Try the Ben Franklin effect to improve relations with members in your team
The Ben Franklin effect disputes the idea that we do nice things for people we like, and ignore or mistreat those we don’t. The psychology, in fact, shows we grow to like people for whom we do nice things, and end up disliking those to whom we are unkind. This leads to us building more social support with others the more we help them.
Ben Franklin was one of the American founding fathers. He was a politician, writer, publisher, diplomat, scientist and inventor. It is Franklin’s picture on the $100 note. In his autobiography Franklin relates a story about an unnamed hostile rival in the Pennsylvania Assembly who treated him with disdain.
Franklin set out to turn this antagonistic rival into a fan. Franklin was quite a book collector and discovered his rival had a particularly scarce book. He sent the rival a letter asking to borrow the rare book. His rival was flattered and agreed to lend Franklin the book. A week later Franklin sent it back with a thank-you note. The Ben Franklin effect comes from what happened next. The next time the legislature met, the rival approached Franklin and spoke to him in person with “a readiness to serve”. They became great friends, and their friendship continued to Franklin’s death.
One of the reasons volunteering feels so good and unpaid charity workers or interns work so hard comes from this Ben Franklin effect. When we don’t have an obvious external reward we create an internal reward. This effect is also known as cognitive dissonance. Our brains don’t appreciate it when our actions don’t match the beliefs we hold. When we believe we don’t like someone, but then we help them, our brains struggle to reconcile the differing messages. In order to solve the confusion, our brains change what we believe –we start to think we must like them after all.
It happens in other areas too. If we spend every day working hard for a boss we hate (and don’t leave), in time our brains will try sort out the inconsistency and change the way we perceive the situation. In time we find ourselves thinking our boss isn’t so bad after all. We start to build social support as our cognitive dissonance begins to reframe how we feel and begin to like them.

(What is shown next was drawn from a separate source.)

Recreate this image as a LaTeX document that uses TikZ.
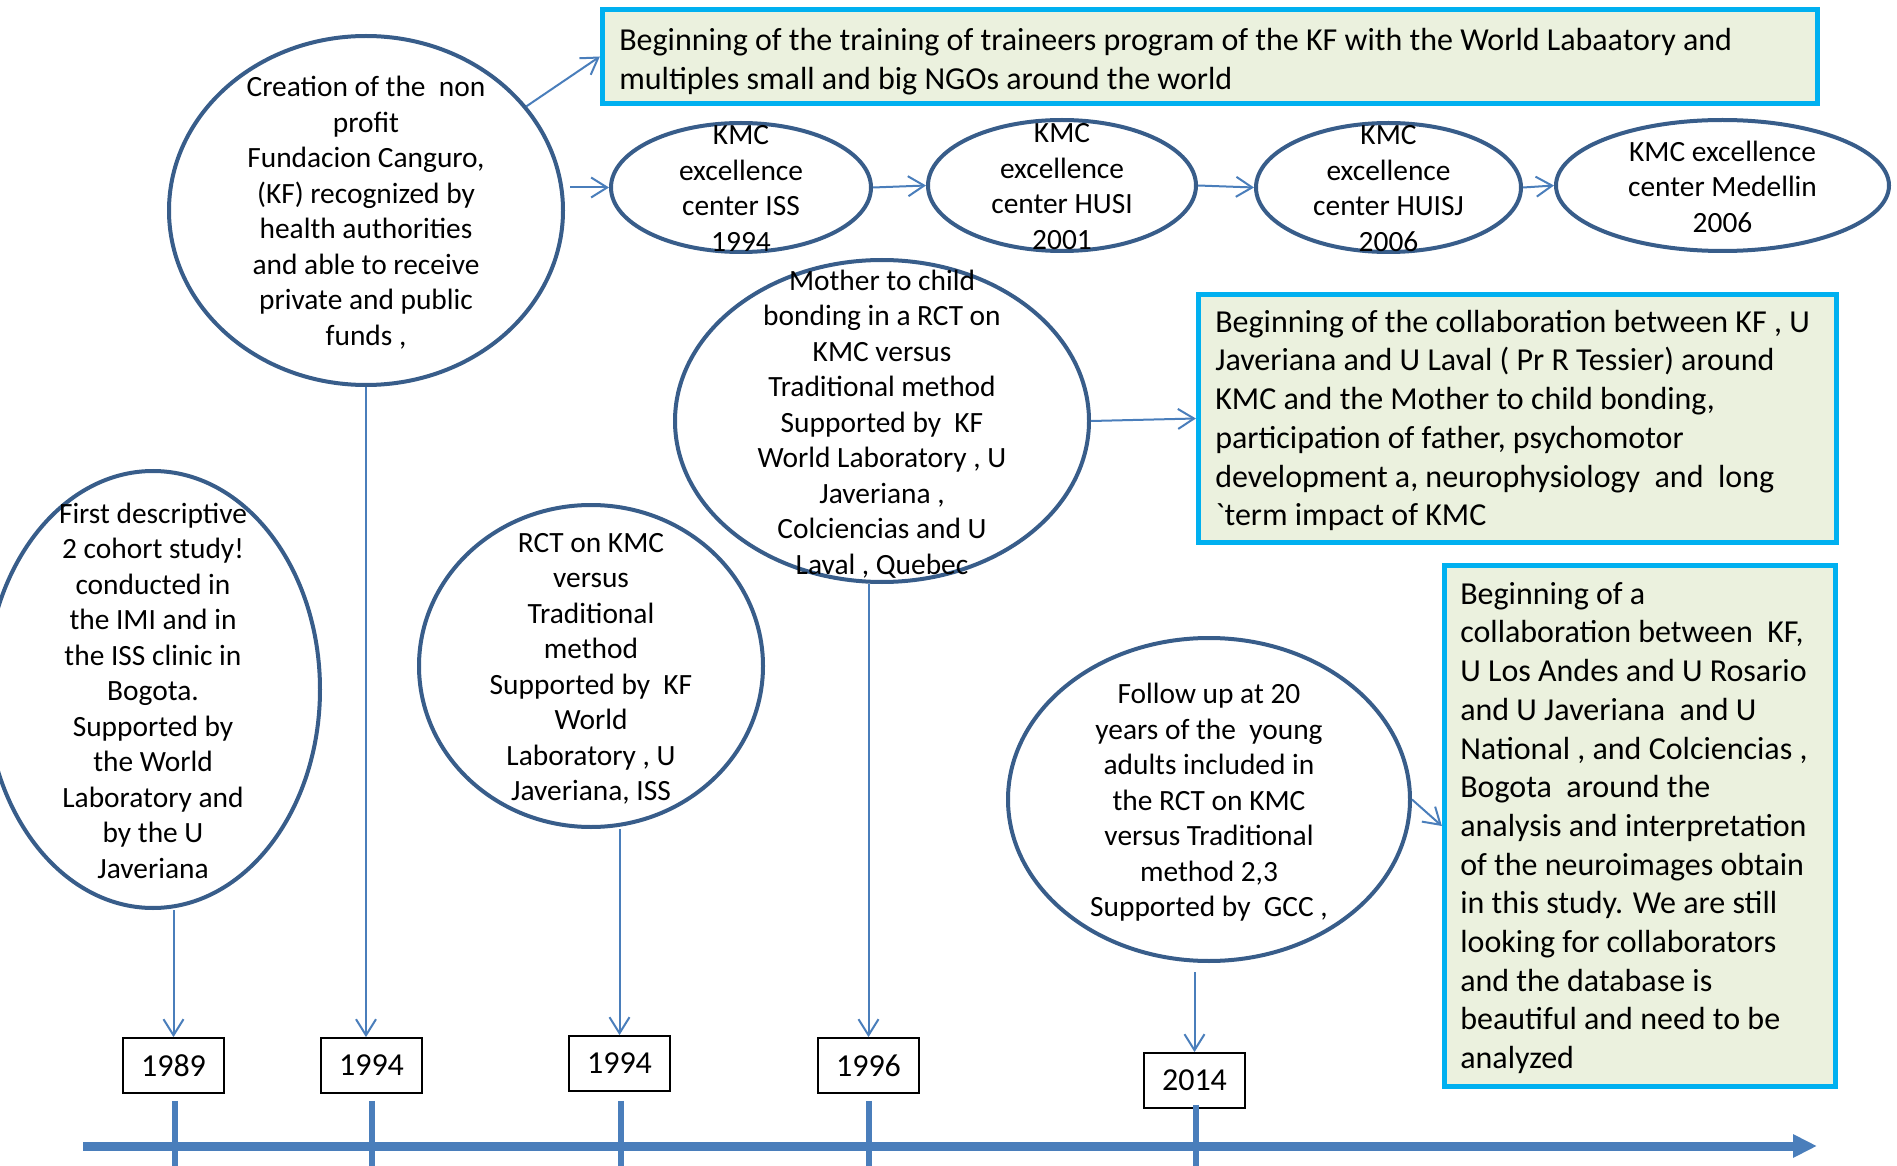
\documentclass[tikz,border=0pt]{standalone}
\usepackage{fontspec}
\setmainfont{Carlito}[Ligatures=TeXOff]
\usetikzlibrary{arrows.meta,shapes.geometric,calc}
\definecolor{ebord}{HTML}{385D8A}
\definecolor{cblue}{HTML}{4A7EBB}
\definecolor{cyanb}{HTML}{00B0F0}
\definecolor{olivef}{HTML}{EBF1DE}
\begin{document}
\begin{tikzpicture}[x=0.5pt,y=-0.5pt,
  ell/.style={ellipse, draw=ebord, line width=2pt, fill=white, inner sep=0pt},
  etxt/.style={align=center, font=\fontsize{14.7pt}{17.75pt}\selectfont, inner sep=0pt},
  cbox/.style={rectangle, draw=cyanb, line width=2.6pt, fill=olivef, inner sep=0pt},
  btxt/.style={align=left, anchor=west, font=\fontsize{16pt}{19.35pt}\selectfont, inner sep=0pt},
  ybox/.style={rectangle, draw=black, line width=0.9pt, fill=white, minimum width=50.5pt, minimum height=27.5pt, inner sep=0pt, font=\fontsize{16pt}{19pt}\selectfont},
  conn/.style={draw=cblue, line width=1pt, -{Straight Barb[length=8pt,width=10pt]}},
  tline/.style={draw=cblue, line width=4.5pt},
  tickmark/.style={draw=cblue, line width=3pt}]
\useasboundingbox (0,0) rectangle (1897,1166);

% cyan boxes
\node[cbox, minimum width=607.5pt, minimum height=47pt] (top) at (1210,56.5) {};
\node[cbox, minimum width=319pt, minimum height=124pt] (mid) at (1517.5,418.5) {};
\node[cbox, minimum width=195.5pt, minimum height=260.5pt] (bot) at (1640,826) {};

\node[btxt] (topT) at ($(top.west)+(19,5)$) {Beginning of the training of traineers program of the KF with the World Labaatory and\\multiples small and big NGOs around the world};
\node[btxt] (midT) at ($(mid.west)+(19,2)$) {Beginning of the collaboration between KF , U\\Javeriana and U Laval ( Pr R Tessier) around\\KMC and the Mother to child bonding,\\participation of father, psychomotor\\development a, neurophysiology\ \ and\ \ long\\`term impact of KMC};
\node[btxt] (botT) at ($(bot.west)+(18,2)$) {Beginning of a\\collaboration between\ \ KF,\\U Los Andes and U Rosario\\and U Javeriana\ \ and U\\National , and Colciencias ,\\Bogota\ \ around the\\analysis and interpretation\\of the neuroimages obtain\\in this study. We are still\\looking for collaborators\\and the database is\\beautiful and need to be\\analyzed};

% ellipses
\node[ell, minimum width=197pt, minimum height=174.5pt] (cre) at (366,210.5) {};
\node[ell, minimum width=130pt, minimum height=64.5pt] (iss) at (741,187.5) {};
\node[ell, minimum width=134pt, minimum height=65.5pt] (husi) at (1062,185.5) {};
\node[ell, minimum width=132.5pt, minimum height=64.5pt] (huisj) at (1388.5,187.5) {};
\node[ell, minimum width=166.5pt, minimum height=65.5pt] (med) at (1722.5,185.5) {};
\node[ell, minimum width=207pt, minimum height=161pt] (mot) at (882,421) {};
\node[ell, minimum width=167pt, minimum height=218.5pt] (first) at (153,689.5) {};
\node[ell, minimum width=172pt, minimum height=161pt] (rct) at (591,666) {};
\node[ell, minimum width=201pt, minimum height=161.5pt] (fol) at (1209,799.5) {};

\node[etxt] (creT) at ($(cre)+(0,2)$) {Creation of the\ \ non\\profit\\Fundacion Canguro,\\(KF) recognized by\\health authorities\\and able to receive\\private and public\\funds ,};
\node[etxt] (issT) at ($(iss)+(0,1)$) {KMC\\excellence\\center ISS\\1994};
\node[etxt] (husiT) at ($(husi)+(0,1)$) {KMC\\excellence\\center HUSI\\2001};
\node[etxt] (huisjT) at ($(huisj)+(0,1)$) {KMC\\excellence\\center HUISJ\\2006};
\node[etxt] (medT) at ($(med)+(0,1)$) {KMC excellence\\center Medellin\\2006};
\node[etxt] (motT) at ($(mot)+(0,3)$) {Mother to child\\bonding in a RCT on\\KMC versus\\Traditional method\\Supported by\ \ KF\\World Laboratory , U\\Javeriana ,\\Colciencias and U\\Laval , Quebec};
\node[etxt] (firstT) at ($(first)+(0,1)$) {First descriptive\\2 cohort study!\\conducted in\\the IMI and in\\the ISS clinic in\\Bogota.\\Supported by\\the World\\Laboratory and\\by the U\\Javeriana};
\node[etxt] (rctT) at ($(rct)+(0,3)$) {RCT on KMC\\versus\\Traditional\\method\\Supported by\ \ KF\\World\\Laboratory , U\\Javeriana, ISS};
\node[etxt] (folT) at ($(fol)+(0,3)$) {Follow up at 20\\years of the\ \ young\\adults included in\\the RCT on KMC\\versus Traditional\\method 2,3\\Supported by\ \ GCC ,};

% year boxes
\node[ybox] (y89) at (173.5,1065.5) {1989};
\node[ybox] (y94a) at (371.5,1065.5) {1994};
\node[ybox] (y94b) at (619.5,1063.5) {1994};
\node[ybox] (y96) at (868.5,1065.5) {1996};
\node[ybox] (y14) at (1194.5,1080.5) {2014};

% connectors
\draw[conn] (cre.33) -- (top.west);
\draw[conn] ($(iss.west -| cre.east)+(5,0)$) -- (iss.west);
\draw[conn] (iss.east) -- (husi.west);
\draw[conn] (husi.east) -- (huisj.west);
\draw[conn] (huisj.east) -- (med.west);
\draw[conn] (mot.east) -- (mid.west);
\draw[conn] (fol.east) -- (bot.west);

\draw[conn] (first.south -| y89.north) -- (y89.north);
\draw[conn] (cre.south) -- (cre.south |- y94a.north);
\draw[conn] (rct.south -| y94b.north) -- (y94b.north);
\draw[conn] (mot.south -| y96.north) -- (y96.north);
\draw[conn] ($(fol.south -| y14.north)+(0,9)$) -- (y14.north);

% timeline
\coordinate (ta) at (83,1146);
\coordinate (tb) at (1817,1146);
\coordinate (bottom) at (0,1172);
\draw[tline, -{Triangle[length=12pt,width=11pt]}] (ta) -- (tb);
\draw[tickmark] ($(y89.south)+(1.5,7)$) -- ($(y89.south |- bottom)+(1.5,0)$);
\draw[tickmark] ($(y94a.south)+(0,7)$) -- (y94a.south |- bottom);
\draw[tickmark] ($(y94b.south)+(1.5,9)$) -- ($(y94b.south |- bottom)+(1.5,0)$);
\draw[tickmark] ($(y96.south)+(0,7)$) -- (y96.south |- bottom);
\draw[tickmark] ($(y14.south)+(1.5,-4)$) -- ($(y14.south |- bottom)+(1.5,0)$);
\end{tikzpicture}
\end{document}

Asking a colleague to do us a favour signals to them that they have value, a skill we require or something we don’t. This demonstrates a level of respect for them (and their skills) – something they may not have received from us before. This has the impact of changing their opinion of us, and once they have helped us it increases the likelihood of them being willing to help us again. Often they may begin to genuinely start to like us.